=== Goal ===
Return the listing below verbatim. Pictures do not belong in the copy.

=== Data shown ===
┌──
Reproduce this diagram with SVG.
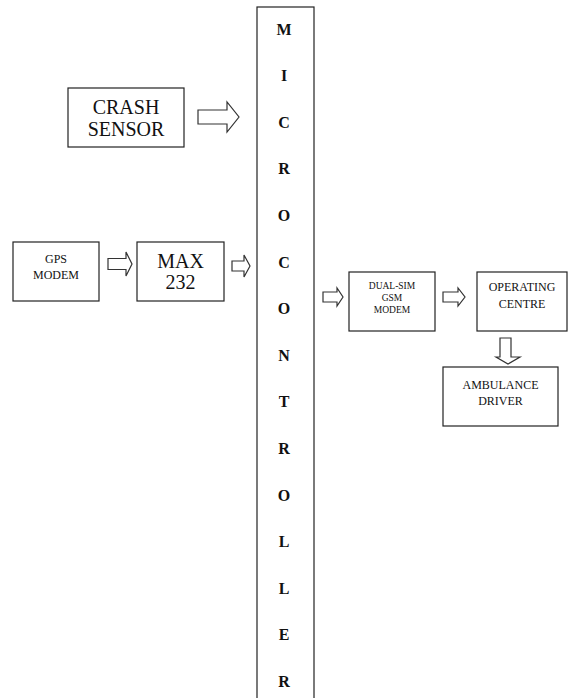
<svg xmlns="http://www.w3.org/2000/svg" width="569" height="698" viewBox="0 0 569 698" font-family="'Liberation Serif', 'Times New Roman', 'DejaVu Serif', serif">
<style>
.box{fill:#fff;stroke:#222;stroke-width:1.2}
.arr{fill:#fff;stroke:#333;stroke-width:1.2;stroke-linejoin:miter}
text{fill:#111;text-anchor:middle}
.big{font-size:20px}
.mid{font-size:12px}
.sm{font-size:9.5px}
.mc{font-size:16px;font-weight:bold}
</style>
<rect width="569" height="698" fill="#fff"/>
<g id="microcontroller">
<rect class="box" x="257" y="7" width="57" height="700"/>
<text class="mc" x="284" y="34.5">M</text>
<text class="mc" x="284" y="81.1">I</text>
<text class="mc" x="284" y="127.7">C</text>
<text class="mc" x="284" y="174.3">R</text>
<text class="mc" x="284" y="220.9">O</text>
<text class="mc" x="284" y="267.5">C</text>
<text class="mc" x="284" y="314.1">O</text>
<text class="mc" x="284" y="360.7">N</text>
<text class="mc" x="284" y="407.3">T</text>
<text class="mc" x="284" y="453.9">R</text>
<text class="mc" x="284" y="500.5">O</text>
<text class="mc" x="284" y="547.1">L</text>
<text class="mc" x="284" y="593.7">L</text>
<text class="mc" x="284" y="640.3">E</text>
<text class="mc" x="284" y="686.9">R</text>
</g>
<g id="crash-sensor">
<rect class="box" x="68" y="88" width="116" height="59"/>
<text class="big" x="126" y="114">CRASH</text>
<text class="big" x="126" y="136">SENSOR</text>
</g>
<g id="gps-modem">
<rect class="box" x="13" y="242" width="86" height="59"/>
<text class="mid" x="56" y="263" font-size="11">GPS</text>
<text class="mid" x="56" y="279">MODEM</text>
</g>
<g id="max232">
<rect class="box" x="137" y="242" width="87" height="59"/>
<text class="big" x="180.5" y="268">MAX</text>
<text class="big" x="180.5" y="289">232</text>
</g>
<g id="gsm-modem">
<rect class="box" x="349" y="272" width="86" height="59"/>
<text class="sm" x="392" y="289">DUAL-SIM</text>
<text class="sm" x="392" y="301">GSM</text>
<text class="sm" x="392" y="313">MODEM</text>
</g>
<g id="operating-centre">
<rect class="box" x="477" y="272" width="90" height="59"/>
<text class="mid" x="522" y="291">OPERATING</text>
<text class="mid" x="522" y="308">CENTRE</text>
</g>
<g id="ambulance-driver">
<rect class="box" x="443" y="367" width="115" height="59"/>
<text class="mid" x="500.5" y="389">AMBULANCE</text>
<text class="mid" x="500.5" y="405">DRIVER</text>
</g>
<g id="connectors">
<polygon class="arr" points="198,110 227,110 227,102 239,117 227,132 227,124 198,124"/>
<polygon class="arr" points="108,258.5 126,258.5 126,252 132,264 126,276 126,269.5 108,269.5"/>
<polygon class="arr" points="232,261 244,261 244,255 250,266 244,277 244,271 232,271"/>
<polygon class="arr" points="323,292 337,292 337,288 343,297 337,306 337,302 323,302"/>
<polygon class="arr" points="443,292 458,292 458,288 465,297 458,306 458,302 443,302"/>
<polygon class="arr" points="500,338 511,338 511,357 520,357 508,364 496,357 500,357"/>
</g>
</svg>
└──
=== The answer ===
Reproduce this diagram with SVG.
<svg xmlns="http://www.w3.org/2000/svg" width="569" height="698" viewBox="0 0 569 698" font-family="'Liberation Serif', 'Times New Roman', 'DejaVu Serif', serif">
<style>
.box{fill:#fff;stroke:#222;stroke-width:1.2}
.arr{fill:#fff;stroke:#333;stroke-width:1.2;stroke-linejoin:miter}
text{fill:#111;text-anchor:middle}
.big{font-size:20px}
.mid{font-size:12px}
.sm{font-size:9.5px}
.mc{font-size:16px;font-weight:bold}
</style>
<rect width="569" height="698" fill="#fff"/>
<g id="microcontroller">
<rect class="box" x="257" y="7" width="57" height="700"/>
<text class="mc" x="284" y="34.5">M</text>
<text class="mc" x="284" y="81.1">I</text>
<text class="mc" x="284" y="127.7">C</text>
<text class="mc" x="284" y="174.3">R</text>
<text class="mc" x="284" y="220.9">O</text>
<text class="mc" x="284" y="267.5">C</text>
<text class="mc" x="284" y="314.1">O</text>
<text class="mc" x="284" y="360.7">N</text>
<text class="mc" x="284" y="407.3">T</text>
<text class="mc" x="284" y="453.9">R</text>
<text class="mc" x="284" y="500.5">O</text>
<text class="mc" x="284" y="547.1">L</text>
<text class="mc" x="284" y="593.7">L</text>
<text class="mc" x="284" y="640.3">E</text>
<text class="mc" x="284" y="686.9">R</text>
</g>
<g id="crash-sensor">
<rect class="box" x="68" y="88" width="116" height="59"/>
<text class="big" x="126" y="114">CRASH</text>
<text class="big" x="126" y="136">SENSOR</text>
</g>
<g id="gps-modem">
<rect class="box" x="13" y="242" width="86" height="59"/>
<text class="mid" x="56" y="263" font-size="11">GPS</text>
<text class="mid" x="56" y="279">MODEM</text>
</g>
<g id="max232">
<rect class="box" x="137" y="242" width="87" height="59"/>
<text class="big" x="180.5" y="268">MAX</text>
<text class="big" x="180.5" y="289">232</text>
</g>
<g id="gsm-modem">
<rect class="box" x="349" y="272" width="86" height="59"/>
<text class="sm" x="392" y="289">DUAL-SIM</text>
<text class="sm" x="392" y="301">GSM</text>
<text class="sm" x="392" y="313">MODEM</text>
</g>
<g id="operating-centre">
<rect class="box" x="477" y="272" width="90" height="59"/>
<text class="mid" x="522" y="291">OPERATING</text>
<text class="mid" x="522" y="308">CENTRE</text>
</g>
<g id="ambulance-driver">
<rect class="box" x="443" y="367" width="115" height="59"/>
<text class="mid" x="500.5" y="389">AMBULANCE</text>
<text class="mid" x="500.5" y="405">DRIVER</text>
</g>
<g id="connectors">
<polygon class="arr" points="198,110 227,110 227,102 239,117 227,132 227,124 198,124"/>
<polygon class="arr" points="108,258.5 126,258.5 126,252 132,264 126,276 126,269.5 108,269.5"/>
<polygon class="arr" points="232,261 244,261 244,255 250,266 244,277 244,271 232,271"/>
<polygon class="arr" points="323,292 337,292 337,288 343,297 337,306 337,302 323,302"/>
<polygon class="arr" points="443,292 458,292 458,288 465,297 458,306 458,302 443,302"/>
<polygon class="arr" points="500,338 511,338 511,357 520,357 508,364 496,357 500,357"/>
</g>
</svg>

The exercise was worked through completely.